Angka Inflasi AS (%)
Sumber: tradingeconomics
Faktor berikutnya adalah inflasi AS yang terus beranjak naik sejak awal tahun, di mana pada Mei 2018, inflasi negeri Paman Sam telah menyentuh level 2,8 persen. Angka itu bisa terus naik seiring dengan potensi perekonomian AS yang lebih kuat di bawah Presiden Donald Trump.
2. Tensi perang dagang antara AS dengan China dapat memberi pengaruh buruk bagi Indonesia.
Kondisi saling berbalas tarif antara kedua negara tersebut berpotensi membuat keduanya mencari pasar potensial baru untuk tujuan ekspornya, yang bisa saja Indonesia menjadi salah satu tujuan mereka, mengingat pola konsumsi masyarakat Indonesia yang cukup tinggi.
Sebagai contoh China, ekspor negara tersebut ke Indonesia sepanjang Januari hingga Mei 2018 mengalami peningkatan. Data Badan Pusat Statistik (BPS) per Juni 2018, menunjukkan bahwa impor non migas Indonesia dari China mencapai US$18 miliar.
Angka itu Jauh lebih besar dibandingkan nilai ekspor Indonesia yang hanya US$10 miliar. Akibatnya Indonesia mengalami defisit perdagangan hingga US$8 miliar.
Defisit perdagangan menggambarkan bahwa aliran valas yang keluar dari Indonesia jauh lebih besar dibandingkan valas yang masuk. Hal itu mengakibatkan rupiah menjadi tertekan dikarenakan pasokan dolar AS dalam negeri berkurang.
3. Tren kenaikan harga minyak mentah dunia dalam beberapa waktu terakhir yang membebani Indonesia.

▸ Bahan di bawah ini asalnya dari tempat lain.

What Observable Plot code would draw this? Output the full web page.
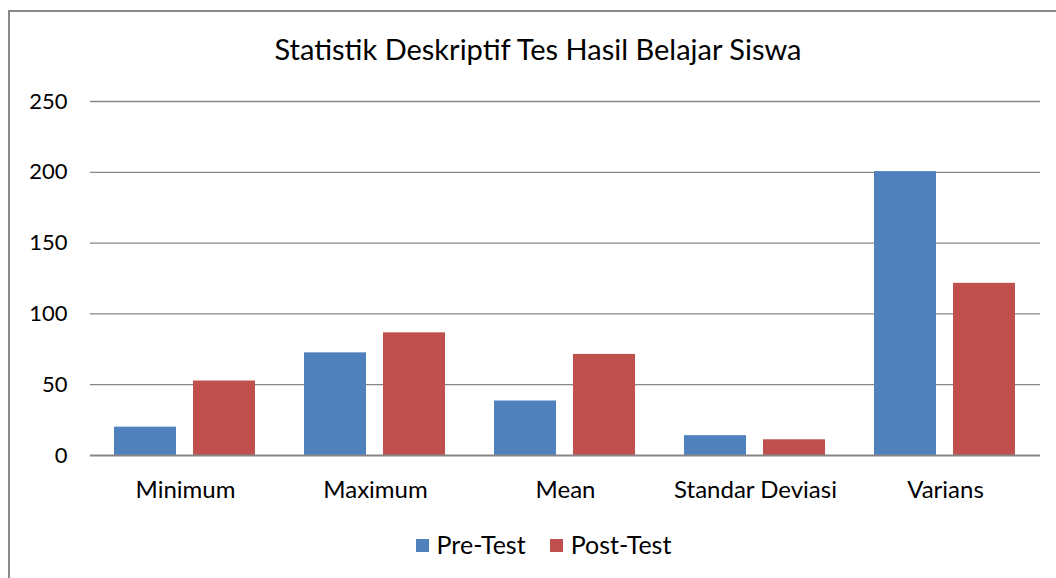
<!DOCTYPE html>
<html>
<head>
<meta charset="utf-8">
<script src="https://cdn.jsdelivr.net/npm/d3@7"></script>
<script src="https://cdn.jsdelivr.net/npm/@observablehq/plot@0.6"></script>
<style>
  html, body { margin: 0; padding: 0; background: #fff; overflow: hidden; width: 1056px; height: 578px; }
  #frame { position: absolute; left: 8px; top: 10px; width: 1200px; height: 800px; border-left: 2px solid #8a8a8a; border-top: 2px solid #8a8a8a; }
  #title { position: absolute; left: 0; width: 1076px; top: 31px; text-align: center; font-family: Lato, sans-serif; font-size: 29px; color: #000; white-space: nowrap; }
  #chart { position: absolute; left: 0; top: 0; }
  #legend { position: absolute; left: 0; width: 1087px; top: 529px; text-align: center; font-family: Lato, sans-serif; font-size: 25px; color: #000; white-space: nowrap; }
  .sw { display: inline-block; width: 13px; height: 13px; margin-right: 8px; vertical-align: 2px; }
  .item { display: inline-block; margin: 0 12px; }
</style>
</head>
<body>
<div id="frame"></div>
<div id="title">Statistik Deskriptif Tes Hasil Belajar Siswa</div>
<div id="chart"></div>
<div id="legend"></div>
<script>
const categories = ["Minimum", "Maximum", "Mean", "Standar Deviasi", "Varians"];
const seriesNames = ["Pre-Test", "Post-Test"];
const preTest = [20, 72.5, 38.5, 14, 200.5];
const postTest = [52.6, 86.6, 71.4, 11.1, 121.6];
const yTicks = [0, 50, 100, 150, 200, 250];
const colors = ["#4F81BD", "#C0504D"];

const data = [];
categories.forEach((c, i) => {
  data.push({category: c, series: seriesNames[0], value: preTest[i]});
  data.push({category: c, series: seriesNames[1], value: postTest[i]});
});

const chart = Plot.plot({
  width: 1056,
  height: 512,
  marginLeft: 90,
  marginRight: 16,
  marginTop: 101,
  marginBottom: 57,
  style: {fontFamily: "Lato, sans-serif", fontSize: "24px", color: "#000", background: "transparent", overflow: "visible"},
  fx: {domain: categories, padding: 0, label: null, tickSize: 0, tickPadding: 25},
  x: {domain: seriesNames, axis: null, paddingInner: 0.209, paddingOuter: 0.298},
  y: {domain: [0, 250], ticks: yTicks, label: null, tickSize: 0, tickPadding: 23},
  color: {domain: seriesNames, range: colors},
  marks: [
    Plot.ruleY(yTicks.filter(d => d > 0), {stroke: "#868686", strokeWidth: 1.3, strokeOpacity: 1}),
    Plot.barY(data, {fx: "category", x: "series", y: "value", fill: "series"}),
    Plot.ruleY([0], {stroke: "#868686", strokeWidth: 2, strokeOpacity: 1})
  ]
});
chart.querySelectorAll("[aria-label='y-axis tick label']").forEach(g => g.setAttribute("font-size", "22"));
document.getElementById("chart").appendChild(chart);

const legend = document.getElementById("legend");
seriesNames.forEach((s, i) => {
  const item = document.createElement("span");
  item.className = "item";
  const sw = document.createElement("span");
  sw.className = "sw";
  sw.style.background = colors[i];
  item.appendChild(sw);
  item.appendChild(document.createTextNode(s));
  legend.appendChild(item);
});
</script>
</body>
</html>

Ketergantungan Indonesia terhadap impor "emas hitam" ini masih cukup tinggi terutama guna memenuhi konsumsi domestik. Rata-rata produksi minyak dalam negeri masih berada di kisaran 800 ribu barel per hari.
Sementara menurut Pertamina dalam rapat di Komisi VII DPR RI pada 19/3/2018 menyatakan, konsumsi BBM diperkirakan mencapai 1,6 juta barel per hari. Dengan defisit ini tentu mewajibkan Indonesia untuk impor minyak.
Pergarakan Harga Minyak Mentah Dunia (US$)
Sumber: Reuters
Pada perdagangan kemarin, harga minyak jenis light sweet khususnya masih berada di atas level US$70 per barel. Sementara asumsi yang ditetapkan pemerintah dalam APBN 2018 hanya US$48 per barel.
Adanya selisih tersebut bukan hanya membebani APBN, namun juga menguras cadangan devisa negara yang akhirnya menyebabkan persediaan dolar AS semakin tergerus.